Bundesverteidigungsminister Boris Pistorius hat vor Kriegsgefahren in Europa gewarnt und dringt auf Tempo bei der Modernisierung der Bundeswehr. „Wir müssen uns wieder an den Gedanken gewöhnen, dass die Gefahr eines Krieges in Europa drohen könnte. Und das heißt: Wir müssen kriegstüchtig werden. Wir müssen wehrhaft sein. Und die Bundeswehr und die Gesellschaft dafür aufstellen“, sagte der SPD-Politiker n der ZDF-Sendung „Berlin direkt“ (zit. nach FAZ, 30. 10. 2023).

BND-Chef Bruno Kahl stellte fest, Putin gehe es darum, die alte Macht und Herrlichkeit des Großrussentums wieder zu etablieren. „Wenn die Ukraine zum Aufgeben gezwungen wäre, würde das den russischen Machthunger nicht stillen“, sagte der Chef des deutschen Auslandnachrichtendienstes. Und weiter: „Irgendwann, wenn wir keine Wehrhaftigkeit zeigen würden, gäbe es für Putin keinen Grund mehr, vor einem Angriff auf die Nato zurückzuschrecken“, so Kahl (Focus-online, 27. 01. 2024).

NATO-Generalsekretär Jens Stoltenberg erklärte am 10. 02. 2024: „Die NATO sucht keinen Krieg mit Russland. Aber wir müssen uns wappnen für eine möglicherweise jahrzehntelange Konfrontation … Wenn Putin in der Ukraine gewinnt, gibt es keine Garantie dafür, dass die russische Aggression sich nicht noch auf andere Länder ausbreitet“ (zit. nach Tagesschau.de, 10. 02. 2024).

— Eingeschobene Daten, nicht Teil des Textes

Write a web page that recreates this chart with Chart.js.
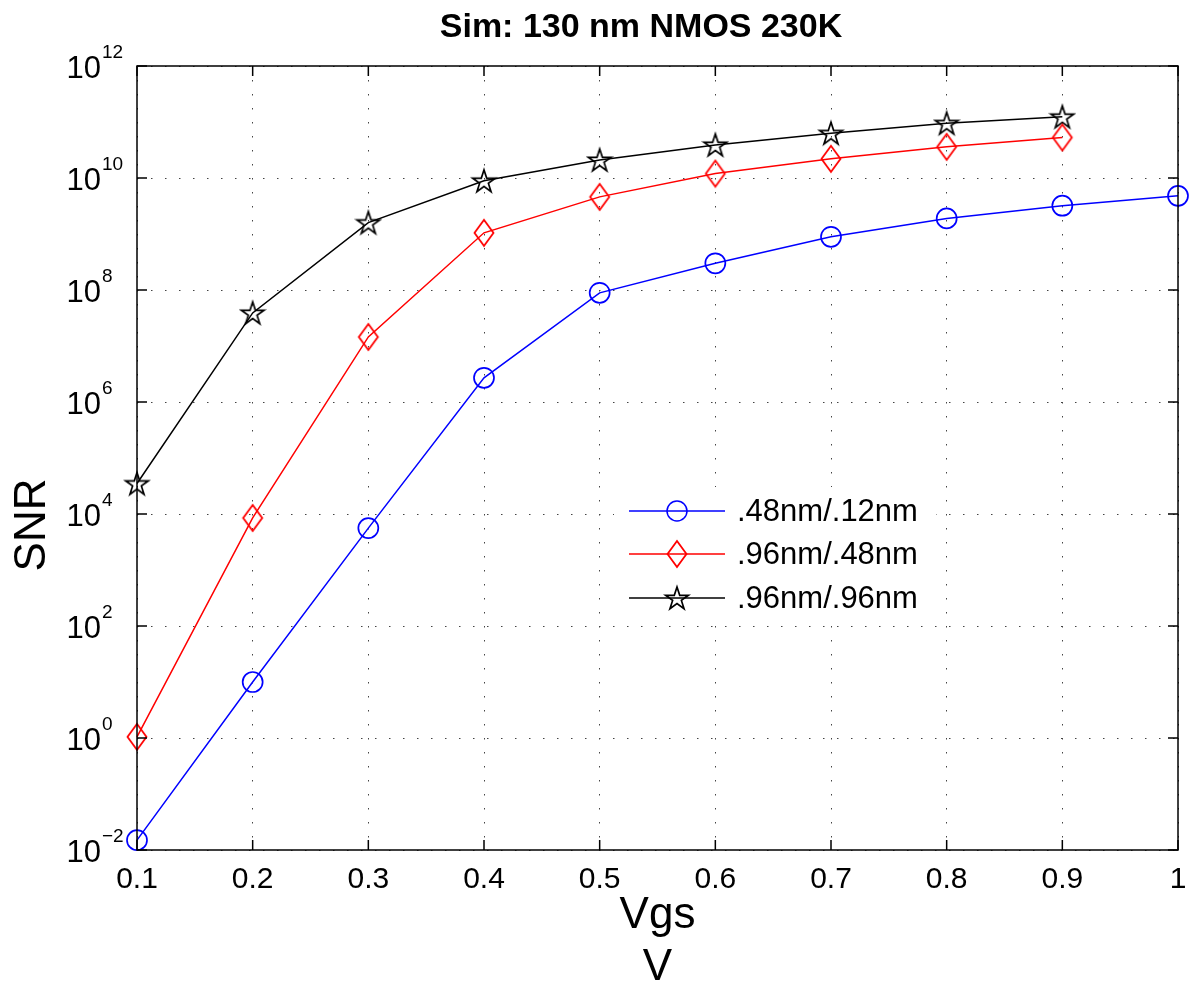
<!DOCTYPE html>
<html>
<head>
  <title>Sim: 130 nm NMOS 230K</title>
  <script src="https://cdn.jsdelivr.net/npm/chart.js"></script>
  <style>
    body { margin: 0; background: #fff; }
    #wrap { width: 1199px; height: 994px; }
  </style>
</head>
<body>
  <div id="wrap"><canvas id="snrChart"></canvas></div>

  <script>
    // values (SNR vs Vgs, 130 nm NMOS at 230K)
    const vgs = [0.1, 0.2, 0.3, 0.4, 0.5, 0.6, 0.7, 0.8, 0.9, 1.0];
    const snr48_12 = [0.015, 10, 5.6e3, 2.7e6, 8.9e7, 3.0e8, 8.9e8, 1.9e9, 3.2e9, 4.8e9];
    const snr96_48 = [1.05, 8.5e3, 1.45e7, 1.05e9, 4.6e9, 1.2e10, 2.2e10, 3.6e10, 5.3e10];
    const snr96_96 = [3.5e4, 3.9e7, 1.6e9, 8.9e9, 2.1e10, 3.9e10, 6.3e10, 9.5e10, 1.24e11];
    const seriesNames = ['.48nm/.12nm', '.96nm/.48nm', '.96nm/.96nm'];
    const xTicks = [0.1, 0.2, 0.3, 0.4, 0.5, 0.6, 0.7, 0.8, 0.9, 1];
    const yTicks = [1e-2, 1e0, 1e2, 1e4, 1e6, 1e8, 1e10, 1e12];

    const FONT = '"Liberation Sans", Arial, Helvetica, sans-serif';
    Chart.defaults.color = '#000';
    Chart.defaults.font.family = FONT;

    // hollow marker images like the matlab ones
    function diamondMarker(color) {
      const c = document.createElement('canvas');
      c.width = 24; c.height = 30;
      const g = c.getContext('2d');
      g.strokeStyle = color; g.lineWidth = 1.8;
      g.beginPath();
      g.moveTo(12, 2); g.lineTo(21.5, 15); g.lineTo(12, 28); g.lineTo(2.5, 15);
      g.closePath(); g.stroke();
      return c;
    }
    function starMarker(color) {
      const c = document.createElement('canvas');
      c.width = 28; c.height = 28;
      const g = c.getContext('2d');
      g.strokeStyle = color; g.lineWidth = 1.7;
      g.beginPath();
      for (let i = 0; i < 10; i++) {
        const r = i % 2 ? 4.6 : 12;
        const a = -Math.PI / 2 + i * Math.PI / 5;
        const px = 14 + r * Math.cos(a), py = 15 + r * Math.sin(a);
        i ? g.lineTo(px, py) : g.moveTo(px, py);
      }
      g.closePath(); g.stroke();
      return c;
    }
    const redDiamond = diamondMarker('#ff0000');
    const blackStar = starMarker('#000000');

    const toPoints = arr => arr.map((v, i) => ({ x: vgs[i], y: v }));

    function expText(n) {
      return (n < 0 ? '\u2212' : '') + Math.abs(n);
    }

    const decorations = {
      id: 'decorations',
      afterDraw(chart) {
        const { ctx, chartArea: a, scales: { x, y } } = chart;
        ctx.save();

        // box + inward ticks on all four sides
        ctx.strokeStyle = '#000';
        ctx.lineWidth = 1.5;
        ctx.strokeRect(a.left, a.top, a.right - a.left, a.bottom - a.top);
        ctx.beginPath();
        xTicks.forEach(v => {
          const px = x.getPixelForValue(v);
          ctx.moveTo(px, a.bottom); ctx.lineTo(px, a.bottom - 10);
          ctx.moveTo(px, a.top); ctx.lineTo(px, a.top + 10);
        });
        yTicks.forEach(v => {
          const py = y.getPixelForValue(v);
          ctx.moveTo(a.left, py); ctx.lineTo(a.left + 10, py);
          ctx.moveTo(a.right, py); ctx.lineTo(a.right - 10, py);
        });
        ctx.stroke();

        // y tick labels as 10^n
        ctx.fillStyle = '#000';
        yTicks.forEach(v => {
          const py = y.getPixelForValue(v);
          const e = Math.round(Math.log10(v));
          ctx.font = '31px ' + FONT;
          ctx.textAlign = 'right';
          ctx.textBaseline = 'alphabetic';
          ctx.fillText('10', 101, py + 12);
          ctx.font = '19px ' + FONT;
          ctx.textAlign = 'left';
          ctx.fillText(expText(e), 102, py - 8);
        });

        // title
        ctx.font = 'bold 34px ' + FONT;
        ctx.textAlign = 'center';
        ctx.textBaseline = 'middle';
        ctx.fillText('Sim: 130 nm NMOS 230K', 641, 28);

        // y axis title
        ctx.save();
        ctx.translate(33, 525);
        ctx.rotate(-Math.PI / 2);
        ctx.font = '44px ' + FONT;
        ctx.fillText('SNR', 0, 0);
        ctx.restore();

        // legend (white box, no border)
        ctx.fillStyle = '#fff';
        ctx.fillRect(614, 487, 322, 134);
        const rows = [511, 554, 598];
        const colors = ['#0000ff', '#ff0000', '#000000'];
        rows.forEach((ry, i) => {
          ctx.strokeStyle = colors[i];
          ctx.lineWidth = 1.5;
          ctx.beginPath();
          ctx.moveTo(629, ry); ctx.lineTo(725, ry);
          ctx.stroke();
          if (i === 0) {
            ctx.beginPath();
            ctx.arc(677, ry, 10, 0, Math.PI * 2);
            ctx.stroke();
          } else {
            const img = i === 1 ? redDiamond : blackStar;
            ctx.drawImage(img, 677 - img.width / 2, ry - img.height / 2);
          }
          ctx.fillStyle = '#000';
          ctx.font = '31px ' + FONT;
          ctx.textAlign = 'left';
          ctx.textBaseline = 'middle';
          ctx.fillText(seriesNames[i], 737, ry + 1);
        });

        ctx.restore();
      }
    };

    const ctx = document.getElementById('snrChart').getContext('2d');
    new Chart(ctx, {
      type: 'line',
      data: {
        datasets: [
          {
            label: seriesNames[0],
            data: toPoints(snr48_12),
            borderColor: '#0000ff',
            borderWidth: 1.5,
            pointStyle: 'circle',
            pointRadius: 10,
            pointBorderWidth: 1.7,
            pointBorderColor: '#0000ff',
            pointBackgroundColor: 'rgba(0,0,0,0)',
            clip: false
          },
          {
            label: seriesNames[1],
            data: toPoints(snr96_48),
            borderColor: '#ff0000',
            borderWidth: 1.5,
            pointStyle: redDiamond,
            clip: false
          },
          {
            label: seriesNames[2],
            data: toPoints(snr96_96),
            borderColor: '#000000',
            borderWidth: 1.5,
            pointStyle: blackStar,
            clip: false
          }
        ]
      },
      options: {
        responsive: true,
        maintainAspectRatio: false,
        animation: false,
        layout: { padding: { top: 66, right: 21, left: 0, bottom: 0 } },
        plugins: {
          legend: { display: false },
          title: { display: false },
          tooltip: { enabled: false }
        },
        scales: {
          x: {
            type: 'linear',
            min: 0.1,
            max: 1,
            afterBuildTicks: s => { s.ticks = xTicks.map(v => ({ value: v })); },
            afterFit: s => { s.height = 144; },
            ticks: {
              font: { size: 30 },
              padding: 12,
              maxRotation: 0,
              callback: v => String(Math.round(v * 10) / 10)
            },
            grid: { color: '#444', lineWidth: 1, drawTicks: false },
            border: { display: false, dash: [1.5, 12.5] },
            title: {
              display: true,
              text: ['Vgs', 'V'],
              font: { size: 44, lineHeight: 1.18 },
              padding: { top: 0, bottom: 0 }
            }
          },
          y: {
            type: 'logarithmic',
            min: 1e-2,
            max: 1e12,
            afterBuildTicks: s => { s.ticks = yTicks.map(v => ({ value: v })); },
            afterFit: s => { s.width = 137; },
            ticks: { display: false },
            grid: { color: '#444', lineWidth: 1, drawTicks: false },
            border: { display: false, dash: [1.5, 12.5] }
          }
        }
      },
      plugins: [decorations]
    });
  </script>
</body>
</html>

Folgt man diesen Einschätzungen, dann ist die Bundesrepublik Deutschland nur zwei Schritte von einem Krieg entfernt, in dem sie mit eigenen militärischen Streitkräften verwickelt wäre. Der erste Schritt wäre der militärische Kollaps der Ukraine im Kampf gegen die russische Invasion. Der zweite Schritt wäre ein russischer Angriff auf die NATO-Mitglieder Estland, Lettland und Litauen oder andere Staaten.

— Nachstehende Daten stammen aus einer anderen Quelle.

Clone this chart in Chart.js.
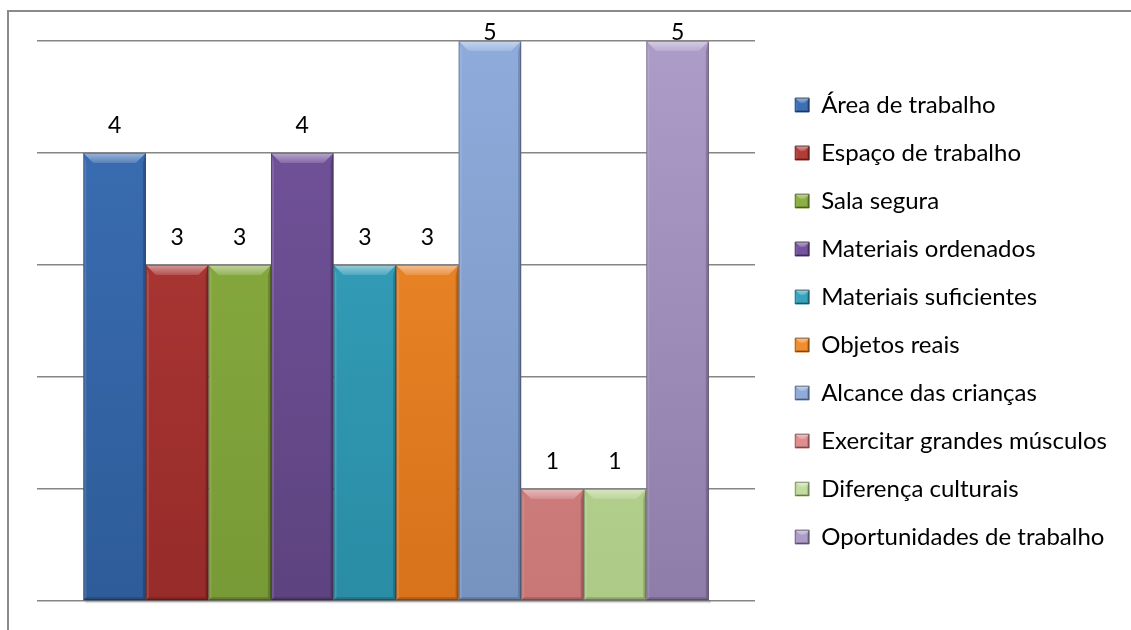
<!DOCTYPE html>
<html>
<head>
<meta charset="utf-8">
<script src="https://cdn.jsdelivr.net/npm/chart.js@4/dist/chart.umd.min.js"></script>
<style>
  html, body { margin: 0; padding: 0; background: #fff; }
  #wrap { position: relative; width: 1131px; height: 630px; overflow: hidden; }
  #frame { position: absolute; left: 7px; top: 10px; width: 2000px; height: 2000px; border: 2px solid #8a8a8a; box-sizing: border-box; }
  canvas { position: absolute; left: 0; top: 0; }
</style>
</head>
<body>
<div id="wrap">
  <div id="frame"></div>
  <canvas id="c" width="1131" height="630"></canvas>
</div>
<script>
// Items evaluated in the classroom survey
const categories = [
  'Área de trabalho',
  'Espaço de trabalho',
  'Sala segura',
  'Materiais ordenados',
  'Materiais suficientes',
  'Objetos reais',
  'Alcance das crianças',
  'Exercitar grandes músculos',
  'Diferença culturais',
  'Oportunidades de trabalho'
];
const values = [4, 3, 3, 4, 3, 3, 5, 1, 1, 5];
const yTicks = [0, 1, 2, 3, 4, 5];

// Fill colours: light top / dark bottom of each bar
const topColors = ['#3c6fb6', '#b33b38', '#8caf41', '#74549e', '#37a4bf', '#f28c2c', '#8fabdb', '#de8e8e', '#c2dd9f', '#ad9cc8'];
const bottomColors = ['#2e5c99', '#962b29', '#789a36', '#5d437f', '#2a8ca5', '#d8721b', '#7693c0', '#c87676', '#adca86', '#8e7ca9'];

const FONT = 'Lato, "Open Sans", sans-serif';

function barGradient(ctx, i) {
  const chart = ctx.chart;
  const area = chart.chartArea;
  if (!area) return topColors[i];
  const g = chart.ctx.createLinearGradient(0, area.top, 0, area.bottom);
  g.addColorStop(0, topColors[i]);
  g.addColorStop(1, bottomColors[i]);
  return g;
}

// Bevel shading drawn over each bar and legend swatch
function bevel(c, left, top, right, bottom, t, s) {
  c.save();
  const hg = c.createLinearGradient(0, top, 0, top + t);
  hg.addColorStop(0, 'rgba(255,255,255,0.5)');
  hg.addColorStop(1, 'rgba(255,255,255,0.15)');
  c.fillStyle = hg;
  c.beginPath();
  c.moveTo(left, top); c.lineTo(right, top);
  c.lineTo(right - t, top + t); c.lineTo(left + t, top + t);
  c.closePath(); c.fill();
  c.fillStyle = 'rgba(255,255,255,0.12)';
  c.beginPath();
  c.moveTo(left, top); c.lineTo(left + s, top + t);
  c.lineTo(left + s, bottom - s); c.lineTo(left, bottom);
  c.closePath(); c.fill();
  c.fillStyle = 'rgba(0,0,0,0.18)';
  c.beginPath();
  c.moveTo(right, top); c.lineTo(right - s, top + t);
  c.lineTo(right - s, bottom - s); c.lineTo(right, bottom);
  c.closePath(); c.fill();
  c.fillStyle = 'rgba(0,0,0,0.18)';
  c.beginPath();
  c.moveTo(left, bottom); c.lineTo(right, bottom);
  c.lineTo(right - s, bottom - s); c.lineTo(left + s, bottom - s);
  c.closePath(); c.fill();
  c.strokeStyle = 'rgba(0,0,0,0.3)';
  c.lineWidth = 1;
  c.strokeRect(left + 0.5, top + 0.5, right - left - 1, bottom - top - 1);
  c.restore();
}

const bevelPlugin = {
  id: 'bevelAndLabels',
  beforeDatasetsDraw(chart) {
    // soft shadow along the base of the bars
    const c = chart.ctx;
    const first = chart.getDatasetMeta(0).data[0];
    const last = chart.getDatasetMeta(values.length - 1).data[0];
    if (!first || !last) return;
    c.save();
    c.fillStyle = 'rgba(0,0,0,0.12)';
    c.fillRect(first.x - first.width / 2 + 2, first.base, (last.x + last.width / 2) - (first.x - first.width / 2), 3);
    c.restore();
  },
  afterDatasetsDraw(chart) {
    const c = chart.ctx;
    chart.data.datasets.forEach((ds, i) => {
      const bar = chart.getDatasetMeta(i).data[0];
      if (!bar) return;
      const left = bar.x - bar.width / 2, right = bar.x + bar.width / 2;
      bevel(c, left, bar.y, right, bar.base, 10, 3);
      // value label
      c.save();
      c.fillStyle = '#000';
      c.font = '23px ' + FONT;
      c.textAlign = 'center';
      c.textBaseline = 'middle';
      const ly = Math.max(bar.y - 27, chart.chartArea.top - 8);
      c.fillText(String(ds.data[0]), bar.x, ly);
      c.restore();
    });
  },
  afterDraw(chart) {
    const lg = chart.legend;
    if (!lg || !lg.legendHitBoxes) return;
    const c = chart.ctx;
    const bw = lg.options.labels.boxWidth, bh = lg.options.labels.boxHeight;
    lg.legendHitBoxes.forEach(hb => {
      const top = hb.top + (hb.height - bh) / 2;
      bevel(c, hb.left, top, hb.left + bw, top + bh, 5, 2);
    });
  }
};

new Chart(document.getElementById('c'), {
  type: 'bar',
  data: {
    labels: [''],
    datasets: categories.map((name, i) => ({
      label: name,
      data: [values[i]],
      backgroundColor: (ctx) => barGradient(ctx, i),
      borderWidth: 0
    }))
  },
  options: {
    responsive: false,
    animation: false,
    devicePixelRatio: 1,
    categoryPercentage: 0.871,
    barPercentage: 1,
    layout: { padding: { left: 37, top: 41, bottom: 29, right: 14 } },
    plugins: {
      tooltip: { enabled: false },
      legend: {
        position: 'right',
        align: 'center',
        maxWidth: 500,
        labels: {
          boxWidth: 14,
          boxHeight: 14,
          padding: 24,
          color: '#000',
          font: { family: FONT, size: 24 },
          generateLabels(chart) {
            return chart.data.datasets.map((ds, i) => ({
              text: ds.label,
              fillStyle: topColors[i],
              strokeStyle: bottomColors[i],
              lineWidth: 1,
              datasetIndex: i,
              hidden: false
            }));
          }
        }
      }
    },
    scales: {
      x: { display: false },
      y: {
        position: 'right',
        min: 0,
        max: 5,
        afterBuildTicks(scale) { scale.ticks = yTicks.map(v => ({ value: v })); },
        afterFit(scale) { scale.width = 16; },
        ticks: { display: false },
        border: { display: false },
        grid: { color: '#868686', lineWidth: 1.5, drawTicks: false }
      }
    }
  },
  plugins: [bevelPlugin]
});
</script>
</body>
</html>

Die neue, alte russische Imperialpolitik

Russland betreibt unter Putin eine neoimperiale Politik mit dem Ziel, Territorien und Einflusssphären aus den Zeiten der Sowjetunion und des Zarenreichs zurückzugewinnen. Diese Politik und ihre Diskurse schließen an die imperiale Politik Russlands im 18. und 19. Jahrhundert an. 1721, als Ergebnis des nordischen Krieges (1700-1721), erlangte Russland die Herrschaft über die zuvor schwedischen Provinzen des Baltikums. Im Zuge der der polnischen Teilungen 1772, 1793 und 1795 annektierte einen Großteil des polnischen Staatsgebiets, das sich im Osten bis zum Dnjepro erstreckt hatte. In Kriegen gegen das Osmanische Reich eignete sich das Zarenreich im späten 18. Jahrhundert weite Landstriche nördlich des Schwarzen Meeres sowie die Krim an, später kaukasische und transkaukasische Gebiete.

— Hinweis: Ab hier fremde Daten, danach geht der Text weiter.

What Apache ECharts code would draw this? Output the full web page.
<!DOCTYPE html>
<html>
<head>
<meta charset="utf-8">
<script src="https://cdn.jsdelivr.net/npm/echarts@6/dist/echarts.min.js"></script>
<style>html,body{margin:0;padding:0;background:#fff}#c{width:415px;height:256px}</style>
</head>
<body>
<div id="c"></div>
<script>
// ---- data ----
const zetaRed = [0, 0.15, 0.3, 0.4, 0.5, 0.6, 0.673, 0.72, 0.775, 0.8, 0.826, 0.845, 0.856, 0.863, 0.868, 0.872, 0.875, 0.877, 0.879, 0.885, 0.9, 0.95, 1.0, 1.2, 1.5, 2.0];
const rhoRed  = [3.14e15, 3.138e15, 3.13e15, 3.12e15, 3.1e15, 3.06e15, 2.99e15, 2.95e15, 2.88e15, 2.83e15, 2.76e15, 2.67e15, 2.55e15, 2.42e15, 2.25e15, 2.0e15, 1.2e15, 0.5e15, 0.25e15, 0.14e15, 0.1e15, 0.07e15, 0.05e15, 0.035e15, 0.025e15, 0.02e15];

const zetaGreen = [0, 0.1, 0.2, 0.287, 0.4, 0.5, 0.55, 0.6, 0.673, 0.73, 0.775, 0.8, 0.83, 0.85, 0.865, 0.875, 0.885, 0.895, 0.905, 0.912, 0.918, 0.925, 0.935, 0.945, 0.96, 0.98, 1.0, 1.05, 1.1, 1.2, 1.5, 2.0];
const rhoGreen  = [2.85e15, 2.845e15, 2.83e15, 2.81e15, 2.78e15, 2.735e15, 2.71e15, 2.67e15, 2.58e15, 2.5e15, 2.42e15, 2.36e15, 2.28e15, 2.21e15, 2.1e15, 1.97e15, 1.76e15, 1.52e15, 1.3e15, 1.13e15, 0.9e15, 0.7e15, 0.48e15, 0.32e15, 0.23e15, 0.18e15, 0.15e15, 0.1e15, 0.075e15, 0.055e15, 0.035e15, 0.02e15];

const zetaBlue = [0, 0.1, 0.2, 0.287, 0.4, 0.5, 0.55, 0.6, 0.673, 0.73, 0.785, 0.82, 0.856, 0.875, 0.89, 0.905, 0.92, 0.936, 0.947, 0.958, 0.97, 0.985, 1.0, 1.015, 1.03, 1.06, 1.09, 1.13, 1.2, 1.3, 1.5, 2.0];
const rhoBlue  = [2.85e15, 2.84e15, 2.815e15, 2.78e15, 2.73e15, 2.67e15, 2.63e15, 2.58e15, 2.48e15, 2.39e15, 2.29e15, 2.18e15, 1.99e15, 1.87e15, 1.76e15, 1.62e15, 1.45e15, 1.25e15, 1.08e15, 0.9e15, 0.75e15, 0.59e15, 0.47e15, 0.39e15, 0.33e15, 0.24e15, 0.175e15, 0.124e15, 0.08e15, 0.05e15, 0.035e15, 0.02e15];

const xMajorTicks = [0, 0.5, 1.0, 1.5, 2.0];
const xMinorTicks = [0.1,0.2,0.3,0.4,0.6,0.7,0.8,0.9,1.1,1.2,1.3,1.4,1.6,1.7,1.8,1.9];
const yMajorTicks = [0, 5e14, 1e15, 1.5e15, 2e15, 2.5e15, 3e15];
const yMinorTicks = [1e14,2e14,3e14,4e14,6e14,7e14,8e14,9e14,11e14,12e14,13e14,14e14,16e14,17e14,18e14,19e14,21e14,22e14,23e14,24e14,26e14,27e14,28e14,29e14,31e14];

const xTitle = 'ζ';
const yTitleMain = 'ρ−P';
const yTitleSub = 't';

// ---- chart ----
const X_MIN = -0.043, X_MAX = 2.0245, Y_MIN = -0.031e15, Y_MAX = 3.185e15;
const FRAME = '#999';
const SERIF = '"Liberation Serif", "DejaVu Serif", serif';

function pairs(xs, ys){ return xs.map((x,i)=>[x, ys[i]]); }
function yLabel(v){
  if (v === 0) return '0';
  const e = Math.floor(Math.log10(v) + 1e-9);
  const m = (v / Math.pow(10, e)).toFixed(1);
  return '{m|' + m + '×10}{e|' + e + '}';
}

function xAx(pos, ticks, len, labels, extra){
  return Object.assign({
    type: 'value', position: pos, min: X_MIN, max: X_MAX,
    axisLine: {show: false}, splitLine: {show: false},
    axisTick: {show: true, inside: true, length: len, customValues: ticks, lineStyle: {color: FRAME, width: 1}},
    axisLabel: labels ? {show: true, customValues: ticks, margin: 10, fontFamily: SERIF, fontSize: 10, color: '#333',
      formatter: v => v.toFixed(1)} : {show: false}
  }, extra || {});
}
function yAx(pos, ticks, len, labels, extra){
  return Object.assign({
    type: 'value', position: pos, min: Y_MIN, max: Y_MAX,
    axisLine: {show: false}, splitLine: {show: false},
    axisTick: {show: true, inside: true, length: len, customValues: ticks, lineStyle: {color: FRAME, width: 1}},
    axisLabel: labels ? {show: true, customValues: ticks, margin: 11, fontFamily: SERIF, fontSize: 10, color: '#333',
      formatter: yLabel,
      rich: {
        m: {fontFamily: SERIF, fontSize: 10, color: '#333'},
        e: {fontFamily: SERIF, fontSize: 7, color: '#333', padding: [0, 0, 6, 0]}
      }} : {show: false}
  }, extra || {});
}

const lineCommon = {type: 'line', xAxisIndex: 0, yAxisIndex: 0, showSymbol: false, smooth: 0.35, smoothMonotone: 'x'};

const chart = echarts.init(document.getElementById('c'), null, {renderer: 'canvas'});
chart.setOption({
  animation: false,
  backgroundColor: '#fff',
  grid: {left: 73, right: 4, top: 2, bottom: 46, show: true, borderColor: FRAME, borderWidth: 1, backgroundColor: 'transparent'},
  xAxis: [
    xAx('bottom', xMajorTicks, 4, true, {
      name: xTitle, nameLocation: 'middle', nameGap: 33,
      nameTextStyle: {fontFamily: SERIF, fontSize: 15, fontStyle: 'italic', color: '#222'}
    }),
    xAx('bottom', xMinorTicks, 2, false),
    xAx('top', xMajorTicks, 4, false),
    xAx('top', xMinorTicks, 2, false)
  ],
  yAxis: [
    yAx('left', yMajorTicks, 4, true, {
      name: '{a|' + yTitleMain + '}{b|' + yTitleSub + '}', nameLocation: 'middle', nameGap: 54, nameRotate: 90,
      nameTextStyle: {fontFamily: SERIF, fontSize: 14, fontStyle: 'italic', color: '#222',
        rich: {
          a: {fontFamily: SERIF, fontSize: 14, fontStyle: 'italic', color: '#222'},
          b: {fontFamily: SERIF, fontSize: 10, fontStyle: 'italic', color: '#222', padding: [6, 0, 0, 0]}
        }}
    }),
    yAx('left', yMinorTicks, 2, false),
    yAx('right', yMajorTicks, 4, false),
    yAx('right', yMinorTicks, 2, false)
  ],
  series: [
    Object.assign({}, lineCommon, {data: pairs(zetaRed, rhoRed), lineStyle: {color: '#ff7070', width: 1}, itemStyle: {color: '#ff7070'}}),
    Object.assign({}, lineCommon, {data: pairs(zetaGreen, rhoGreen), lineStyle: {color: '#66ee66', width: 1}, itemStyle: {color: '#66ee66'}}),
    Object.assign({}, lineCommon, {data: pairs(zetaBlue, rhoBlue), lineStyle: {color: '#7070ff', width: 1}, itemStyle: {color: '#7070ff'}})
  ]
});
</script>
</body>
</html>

Wichtigster Partner der imperiale Politik Russlands im 18. und 19. Jahrhundert waren die deutschen Staaten Österreich und vor allem Preußen. Beide Staaten beteiligten sich an den Teilungen von Polen 1772, 1793 und 1795. 1830/31 und 1863 half Preußen dem zaristischen Regime bei der Niederschlagung polnischer Aufstände. Jenseits der Gegnerschaft in beiden Weltkriegen gab es, unter denkbar unterschiedlichen politischen Vorzeichen, ein besonderes deutsch-sowjetisches Verhältnis. Nach 1917 war aus Sicht Lenins unter weltrevolutionärer Perspektive entscheidend, was sich in Deutschland und Berlin tat. 1922 scherte das Deutsche Reich aus der westlichen Politik der politischen und wirtschaftlichen Isolierung der Sowjetunion aus und schloss mit der Sowjetunion den Vertrag von Rapallo, der auch geheime militärische Zusammenarbeit beinhaltete. Im Hitler-Stalin-Pakt von 1939 teilten die Diktatoren Osteuropa untereinander auf. Nach zwanzig Jahren politischer Eiszeit wagte die Bundesrepublik seit 1969 eine „neue Ostpolitik“, die auf politische Verständigung und wirtschaftliche Kooperation setzte – im Rahmen des westlichen Bündnisses, aber doch mit eigenen Akzenten. Nur durch die Zustimmung der Sowjetunion, die die DDR aus ihrem Machtbereich entließ, war die deutsche Einheit möglich. Das Projekt Nordstream kann man als das bislang letzte Kapitel in der Geschichte besonderer deutsch-russischer Beziehungen ansehen. Aus den genannten historischen Gründen spielt Deutschland für das politisch-militärische Kalkül der geschichtsbewussten russischen Führung eine herausragende Rolle.

Wenn wir hier von den historischen Kontinuitäten russischer Imperialpolitik sprechen, heißt das nicht, dass diese ein zwangsläufiger historischer Prozess gewesen sei. Es gab wiederholt auch Ansätze zu einer nichtimperialen Politik, zum Beispiel nach der Oktoberrevolution, in der Frühzeit der Sowjetunion oder in der kurzen Ära Gorbatschow. Fakt aber bleibt: Nach der Auflösung der (russisch dominierten) Sowjetunion war Russland wieder auf die Grenzen von etwa 1700 zurückgeworfen. Unter Putin strebt Russland die Revision der Grenzen von 1991 an, auch mit militärischer Gewalt.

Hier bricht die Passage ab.